Restate all the material verbatim, except for the pictures.

start Dataset section

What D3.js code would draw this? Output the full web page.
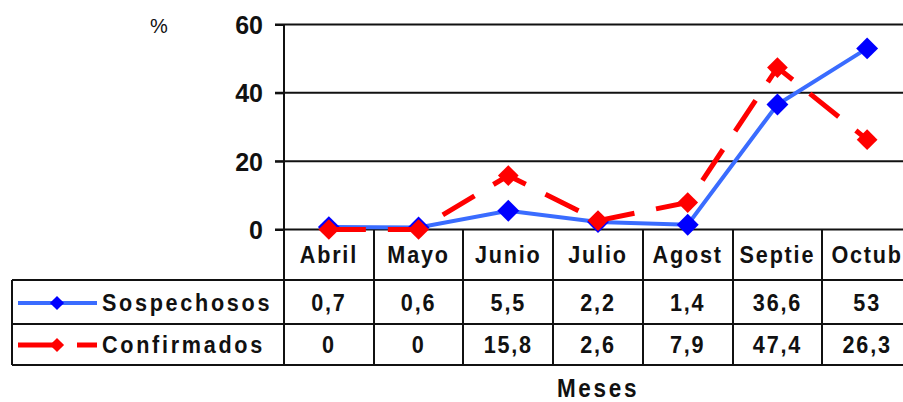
<!DOCTYPE html>
<html>
<head>
<meta charset="utf-8">
<script src="https://cdn.jsdelivr.net/npm/d3@7"></script>
<style>
  body { margin: 0; background: #fff; }
  text { font-family: "Liberation Sans", Arial, sans-serif; font-weight: bold; fill: #111; }
</style>
</head>
<body>
<svg id="chart" width="903" height="402"></svg>
<script>
var months = ["Abril", "Mayo", "Junio", "Julio", "Agost", "Septie", "Octub"];
var sospechosos = [0.7, 0.6, 5.5, 2.2, 1.4, 36.6, 53];
var confirmados = [0, 0, 15.8, 2.6, 7.9, 47.4, 26.3];
var yTicks = [0, 20, 40, 60];
var seriesNames = ["Sospechosos", "Confirmados"];

var svg = d3.select("#chart");
var fmt = d3.formatLocale({decimal: ",", thousands: ".", grouping: [3], currency: ["", ""]}).format(".4~g");

var x = d3.scaleBand().domain(months).range([284, 912]);
var y = d3.scaleLinear().domain([0, 60]).range([229.5, 24.5]);

var rows = [280, 324, 365];   // table row lines
var rowMid = [254, 302, 344];

// narrow text like the old bitmap font
function label(g, tx, ty, str, size, ls, anchor) {
  return g.append("text")
    .attr("transform", "translate(" + tx + "," + ty + ") scale(0.9,1)")
    .attr("text-anchor", anchor || "middle")
    .attr("font-size", size).attr("letter-spacing", ls)
    .text(str);
}

// gridlines + y ticks
svg.append("g").selectAll("line").data(yTicks.filter(d => d > 0)).join("line")
  .attr("x1", 275).attr("x2", 903)
  .attr("y1", d => y(d)).attr("y2", d => y(d))
  .attr("stroke", "#111").attr("stroke-width", 2);

var yAxis = d3.axisLeft(y).tickValues(yTicks).tickSize(9).tickPadding(12).tickFormat(d => d);
var ga = svg.append("g").attr("transform", "translate(284,0)").call(yAxis);
ga.select(".domain").remove();
ga.selectAll(".tick line").attr("stroke", "#111").attr("stroke-width", 2);
ga.selectAll(".tick text").attr("font-size", 25)
  .attr("font-family", "Liberation Sans, Arial, sans-serif").attr("font-weight", "bold")
  .attr("fill", "#111").attr("dy", "0.36em");

// x axis line (top of table) and table lines
svg.append("line").attr("x1", 275).attr("x2", 903).attr("y1", y(0)).attr("y2", y(0))
  .attr("stroke", "#111").attr("stroke-width", 2);
rows.forEach(function(r) {
  svg.append("line").attr("x1", 12).attr("x2", 903).attr("y1", r).attr("y2", r)
    .attr("stroke", "#111").attr("stroke-width", 2);
});
svg.append("line").attr("x1", 12).attr("x2", 12).attr("y1", rows[0]).attr("y2", rows[2])
  .attr("stroke", "#111").attr("stroke-width", 2);
svg.append("line").attr("x1", 284).attr("x2", 284).attr("y1", y(60)).attr("y2", rows[2])
  .attr("stroke", "#111").attr("stroke-width", 2);
svg.append("g").selectAll("line").data(months.slice(1)).join("line")
  .attr("x1", d => Math.round(x(d))).attr("x2", d => Math.round(x(d)))
  .attr("y1", y(0)).attr("y2", rows[2])
  .attr("stroke", "#111").attr("stroke-width", 2);

// series
var cx = d => x(d) + x.bandwidth() / 2;
var line = d3.line().x(d => cx(d[0])).y(d => y(d[1]));
var diamond = d3.symbol().type(d3.symbolSquare).size(240);

svg.append("path").datum(months.map((m, i) => [m, sospechosos[i]]))
  .attr("d", line).attr("fill", "none").attr("stroke", "#3a6cff").attr("stroke-width", 4);
svg.append("g").selectAll("path").data(months).join("path")
  .attr("d", diamond)
  .attr("transform", (d, i) => "translate(" + cx(d) + "," + y(sospechosos[i]) + ") rotate(45)")
  .attr("fill", "#0000ff");

svg.append("path").datum(months.map((m, i) => [m, confirmados[i]]))
  .attr("d", line).attr("fill", "none").attr("stroke", "#ff0000").attr("stroke-width", 5)
  .attr("stroke-dasharray", "37,22");
svg.append("g").selectAll("path").data(months).join("path")
  .attr("d", d3.symbol().type(d3.symbolSquare).size(215))
  .attr("transform", (d, i) => "translate(" + cx(d) + "," + y(confirmados[i]) + ") rotate(45)")
  .attr("fill", "#ff0000");

// table text
var tg = svg.append("g");
months.forEach(function(m, i) {
  label(tg, cx(m), rowMid[0] + 8.5, m, 24, 2);
  label(tg, cx(m), rowMid[1] + 8.5, fmt(sospechosos[i]), 24, 2);
  label(tg, cx(m), rowMid[2] + 8.5, fmt(confirmados[i]), 24, 2);
});

// legend cells
var legColors = [["#3a6cff", "#0000ff", null, 4], ["#ff0000", "#ff0000", "37,22", 5]];
seriesNames.forEach(function(name, r) {
  var ly = rowMid[r + 1] + 1;
  svg.append("line").attr("x1", 18).attr("x2", 97).attr("y1", ly).attr("y2", ly)
    .attr("stroke", legColors[r][0]).attr("stroke-width", legColors[r][3])
    .attr("stroke-dasharray", legColors[r][2]);
  svg.append("path").attr("d", d3.symbol().type(d3.symbolSquare).size(100))
    .attr("transform", "translate(57," + ly + ") rotate(45)")
    .attr("fill", legColors[r][1]);
  label(svg, 102, rowMid[r + 1] + 8.5, name, 24, 3, "start");
});

// axis titles
svg.append("text").attr("x", 159).attr("y", 33).attr("text-anchor", "middle")
  .attr("font-size", 20).style("font-weight", "normal")
  .attr("fill", "#333").text("%");
label(svg, 598, 397, "Meses", 25, 3);
</script>
</body>
</html>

end Dataset section

Output for this task ▸
What D3.js code would draw this? Output the full web page.
<!DOCTYPE html>
<html>
<head>
<meta charset="utf-8">
<script src="https://cdn.jsdelivr.net/npm/d3@7"></script>
<style>
  body { margin: 0; background: #fff; }
  text { font-family: "Liberation Sans", Arial, sans-serif; font-weight: bold; fill: #111; }
</style>
</head>
<body>
<svg id="chart" width="903" height="402"></svg>
<script>
var months = ["Abril", "Mayo", "Junio", "Julio", "Agost", "Septie", "Octub"];
var sospechosos = [0.7, 0.6, 5.5, 2.2, 1.4, 36.6, 53];
var confirmados = [0, 0, 15.8, 2.6, 7.9, 47.4, 26.3];
var yTicks = [0, 20, 40, 60];
var seriesNames = ["Sospechosos", "Confirmados"];

var svg = d3.select("#chart");
var fmt = d3.formatLocale({decimal: ",", thousands: ".", grouping: [3], currency: ["", ""]}).format(".4~g");

var x = d3.scaleBand().domain(months).range([284, 912]);
var y = d3.scaleLinear().domain([0, 60]).range([229.5, 24.5]);

var rows = [280, 324, 365];   // table row lines
var rowMid = [254, 302, 344];

// narrow text like the old bitmap font
function label(g, tx, ty, str, size, ls, anchor) {
  return g.append("text")
    .attr("transform", "translate(" + tx + "," + ty + ") scale(0.9,1)")
    .attr("text-anchor", anchor || "middle")
    .attr("font-size", size).attr("letter-spacing", ls)
    .text(str);
}

// gridlines + y ticks
svg.append("g").selectAll("line").data(yTicks.filter(d => d > 0)).join("line")
  .attr("x1", 275).attr("x2", 903)
  .attr("y1", d => y(d)).attr("y2", d => y(d))
  .attr("stroke", "#111").attr("stroke-width", 2);

var yAxis = d3.axisLeft(y).tickValues(yTicks).tickSize(9).tickPadding(12).tickFormat(d => d);
var ga = svg.append("g").attr("transform", "translate(284,0)").call(yAxis);
ga.select(".domain").remove();
ga.selectAll(".tick line").attr("stroke", "#111").attr("stroke-width", 2);
ga.selectAll(".tick text").attr("font-size", 25)
  .attr("font-family", "Liberation Sans, Arial, sans-serif").attr("font-weight", "bold")
  .attr("fill", "#111").attr("dy", "0.36em");

// x axis line (top of table) and table lines
svg.append("line").attr("x1", 275).attr("x2", 903).attr("y1", y(0)).attr("y2", y(0))
  .attr("stroke", "#111").attr("stroke-width", 2);
rows.forEach(function(r) {
  svg.append("line").attr("x1", 12).attr("x2", 903).attr("y1", r).attr("y2", r)
    .attr("stroke", "#111").attr("stroke-width", 2);
});
svg.append("line").attr("x1", 12).attr("x2", 12).attr("y1", rows[0]).attr("y2", rows[2])
  .attr("stroke", "#111").attr("stroke-width", 2);
svg.append("line").attr("x1", 284).attr("x2", 284).attr("y1", y(60)).attr("y2", rows[2])
  .attr("stroke", "#111").attr("stroke-width", 2);
svg.append("g").selectAll("line").data(months.slice(1)).join("line")
  .attr("x1", d => Math.round(x(d))).attr("x2", d => Math.round(x(d)))
  .attr("y1", y(0)).attr("y2", rows[2])
  .attr("stroke", "#111").attr("stroke-width", 2);

// series
var cx = d => x(d) + x.bandwidth() / 2;
var line = d3.line().x(d => cx(d[0])).y(d => y(d[1]));
var diamond = d3.symbol().type(d3.symbolSquare).size(240);

svg.append("path").datum(months.map((m, i) => [m, sospechosos[i]]))
  .attr("d", line).attr("fill", "none").attr("stroke", "#3a6cff").attr("stroke-width", 4);
svg.append("g").selectAll("path").data(months).join("path")
  .attr("d", diamond)
  .attr("transform", (d, i) => "translate(" + cx(d) + "," + y(sospechosos[i]) + ") rotate(45)")
  .attr("fill", "#0000ff");

svg.append("path").datum(months.map((m, i) => [m, confirmados[i]]))
  .attr("d", line).attr("fill", "none").attr("stroke", "#ff0000").attr("stroke-width", 5)
  .attr("stroke-dasharray", "37,22");
svg.append("g").selectAll("path").data(months).join("path")
  .attr("d", d3.symbol().type(d3.symbolSquare).size(215))
  .attr("transform", (d, i) => "translate(" + cx(d) + "," + y(confirmados[i]) + ") rotate(45)")
  .attr("fill", "#ff0000");

// table text
var tg = svg.append("g");
months.forEach(function(m, i) {
  label(tg, cx(m), rowMid[0] + 8.5, m, 24, 2);
  label(tg, cx(m), rowMid[1] + 8.5, fmt(sospechosos[i]), 24, 2);
  label(tg, cx(m), rowMid[2] + 8.5, fmt(confirmados[i]), 24, 2);
});

// legend cells
var legColors = [["#3a6cff", "#0000ff", null, 4], ["#ff0000", "#ff0000", "37,22", 5]];
seriesNames.forEach(function(name, r) {
  var ly = rowMid[r + 1] + 1;
  svg.append("line").attr("x1", 18).attr("x2", 97).attr("y1", ly).attr("y2", ly)
    .attr("stroke", legColors[r][0]).attr("stroke-width", legColors[r][3])
    .attr("stroke-dasharray", legColors[r][2]);
  svg.append("path").attr("d", d3.symbol().type(d3.symbolSquare).size(100))
    .attr("transform", "translate(57," + ly + ") rotate(45)")
    .attr("fill", legColors[r][1]);
  label(svg, 102, rowMid[r + 1] + 8.5, name, 24, 3, "start");
});

// axis titles
svg.append("text").attr("x", 159).attr("y", 33).attr("text-anchor", "middle")
  .attr("font-size", 20).style("font-weight", "normal")
  .attr("fill", "#333").text("%");
label(svg, 598, 397, "Meses", 25, 3);
</script>
</body>
</html>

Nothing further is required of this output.